All of the lines below are to be transcribed faithfully, with pictures excluded from the copy.

Source data =>

#####

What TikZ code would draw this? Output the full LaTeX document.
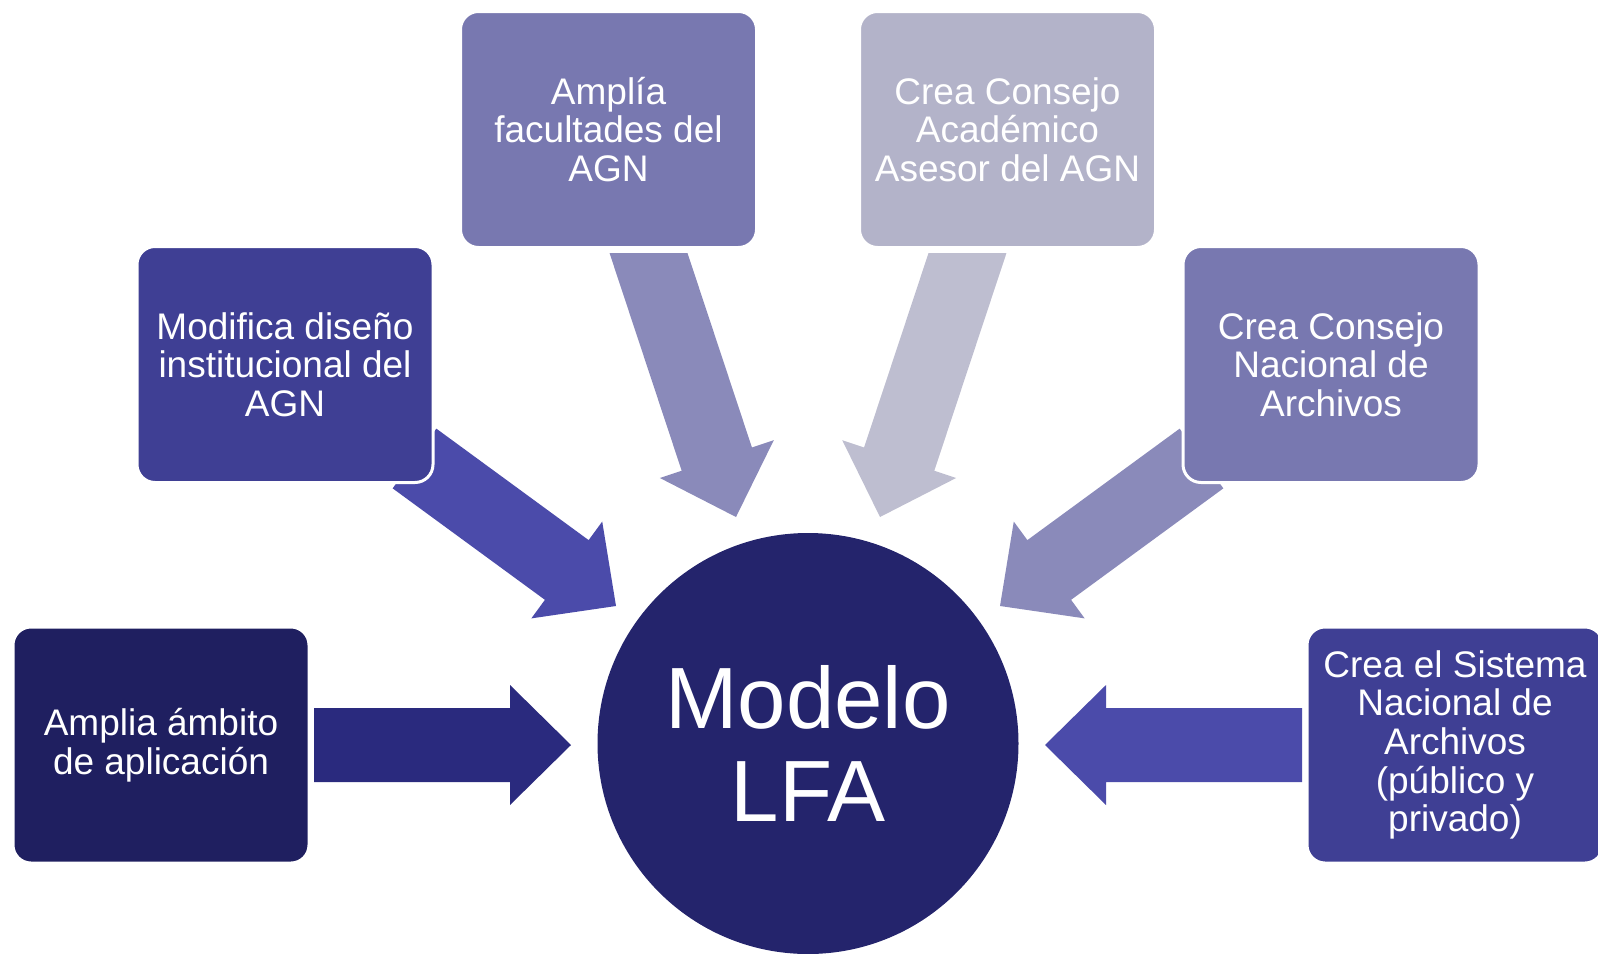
\documentclass[tikz,border=0pt]{standalone}
\usepackage{fontspec}
\setmainfont{Liberation Sans}
\usetikzlibrary{calc}
\definecolor{cA}{RGB}{31,31,96}
\definecolor{cB}{RGB}{63,63,148}
\definecolor{cC}{RGB}{120,120,176}
\definecolor{cD}{RGB}{179,179,201}
\definecolor{cM}{RGB}{36,36,108}
\definecolor{aA}{RGB}{42,42,126}
\definecolor{aB}{RGB}{75,75,170}
\definecolor{aC}{RGB}{138,138,186}
\definecolor{aD}{RGB}{190,190,208}
\tikzset{
  box/.style={rectangle, rounded corners=18pt, draw=white, line width=3pt,
    text=white, align=center, minimum width=296pt, minimum height=236pt,
    inner sep=0pt, font=\fontsize{37}{38.7}\selectfont},
}
\newcommand\blockarrow[3]{%
  \coordinate (hh) at ($(#3)!61pt!(#2)$);
  \fill[#1] ($(#2)!37pt!90:(#3)$) -- ($(hh)!37pt!90:(#3)$) -- ($(hh)!60pt!90:(#3)$)
    -- (#3) -- ($(hh)!60pt!-90:(#3)$) -- ($(hh)!37pt!-90:(#3)$)
    -- ($(#2)!37pt!-90:(#3)$) -- cycle;
}
\begin{document}
\begin{tikzpicture}[x=1pt,y=-1pt]
\useasboundingbox (0,0) rectangle (1598,953);
% arrow anchors
\coordinate (sA) at (314,745);   \coordinate (tA) at (571,745);
\coordinate (sF) at (1302,745);  \coordinate (tF) at (1045,745);
\coordinate (sB) at (414.5,458.5); \coordinate (tB) at (616,606);
\coordinate (sE) at (1201.5,458.5); \coordinate (tE) at (1000,606);
\coordinate (sC) at (642.2,234); \coordinate (tC) at (736,517);
\coordinate (sD) at (973.8,234); \coordinate (tD) at (880,517);
% arrows
\blockarrow{aA}{sA}{tA}
\blockarrow{aB}{sF}{tF}
\blockarrow{aB}{sB}{tB}
\blockarrow{aC}{sE}{tE}
\begin{scope}
  \clip (0,253) rectangle (1598,953);
  \blockarrow{aC}{sC}{tC}
  \blockarrow{aD}{sD}{tD}
\end{scope}
% boxes
\node[box, fill=cA] (bA) at (161,745) {Amplia ámbito\\de aplicación};
\node[box, fill=cB] (bB) at (285,364.5) {Modifica diseño\\institucional del\\AGN};
\node[box, fill=cC] (bC) at (608.5,129.5) {Amplía\\facultades del\\AGN};
\node[box, fill=cD] (bD) at (1007.5,129.5) {Crea Consejo\\Académico\\Asesor del AGN};
\node[box, fill=cC] (bE) at (1331,364.5) {Crea Consejo\\Nacional de\\Archivos};
\node[box, fill=cB] (bF) at (1455,745) {Crea el Sistema\\Nacional de\\Archivos\\(público y\\privado)};
% centre
\node[circle, fill=cM, minimum size=421pt, inner sep=0pt, text=white, align=center,
  font=\fontsize{87}{93}\selectfont] (m) at (808,743.5) {Modelo\\LFA};
\end{tikzpicture}
\end{document}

#####

Solution =>
What TikZ code would draw this? Output the full LaTeX document.
\documentclass[tikz,border=0pt]{standalone}
\usepackage{fontspec}
\setmainfont{Liberation Sans}
\usetikzlibrary{calc}
\definecolor{cA}{RGB}{31,31,96}
\definecolor{cB}{RGB}{63,63,148}
\definecolor{cC}{RGB}{120,120,176}
\definecolor{cD}{RGB}{179,179,201}
\definecolor{cM}{RGB}{36,36,108}
\definecolor{aA}{RGB}{42,42,126}
\definecolor{aB}{RGB}{75,75,170}
\definecolor{aC}{RGB}{138,138,186}
\definecolor{aD}{RGB}{190,190,208}
\tikzset{
  box/.style={rectangle, rounded corners=18pt, draw=white, line width=3pt,
    text=white, align=center, minimum width=296pt, minimum height=236pt,
    inner sep=0pt, font=\fontsize{37}{38.7}\selectfont},
}
\newcommand\blockarrow[3]{%
  \coordinate (hh) at ($(#3)!61pt!(#2)$);
  \fill[#1] ($(#2)!37pt!90:(#3)$) -- ($(hh)!37pt!90:(#3)$) -- ($(hh)!60pt!90:(#3)$)
    -- (#3) -- ($(hh)!60pt!-90:(#3)$) -- ($(hh)!37pt!-90:(#3)$)
    -- ($(#2)!37pt!-90:(#3)$) -- cycle;
}
\begin{document}
\begin{tikzpicture}[x=1pt,y=-1pt]
\useasboundingbox (0,0) rectangle (1598,953);
% arrow anchors
\coordinate (sA) at (314,745);   \coordinate (tA) at (571,745);
\coordinate (sF) at (1302,745);  \coordinate (tF) at (1045,745);
\coordinate (sB) at (414.5,458.5); \coordinate (tB) at (616,606);
\coordinate (sE) at (1201.5,458.5); \coordinate (tE) at (1000,606);
\coordinate (sC) at (642.2,234); \coordinate (tC) at (736,517);
\coordinate (sD) at (973.8,234); \coordinate (tD) at (880,517);
% arrows
\blockarrow{aA}{sA}{tA}
\blockarrow{aB}{sF}{tF}
\blockarrow{aB}{sB}{tB}
\blockarrow{aC}{sE}{tE}
\begin{scope}
  \clip (0,253) rectangle (1598,953);
  \blockarrow{aC}{sC}{tC}
  \blockarrow{aD}{sD}{tD}
\end{scope}
% boxes
\node[box, fill=cA] (bA) at (161,745) {Amplia ámbito\\de aplicación};
\node[box, fill=cB] (bB) at (285,364.5) {Modifica diseño\\institucional del\\AGN};
\node[box, fill=cC] (bC) at (608.5,129.5) {Amplía\\facultades del\\AGN};
\node[box, fill=cD] (bD) at (1007.5,129.5) {Crea Consejo\\Académico\\Asesor del AGN};
\node[box, fill=cC] (bE) at (1331,364.5) {Crea Consejo\\Nacional de\\Archivos};
\node[box, fill=cB] (bF) at (1455,745) {Crea el Sistema\\Nacional de\\Archivos\\(público y\\privado)};
% centre
\node[circle, fill=cM, minimum size=421pt, inner sep=0pt, text=white, align=center,
  font=\fontsize{87}{93}\selectfont] (m) at (808,743.5) {Modelo\\LFA};
\end{tikzpicture}
\end{document}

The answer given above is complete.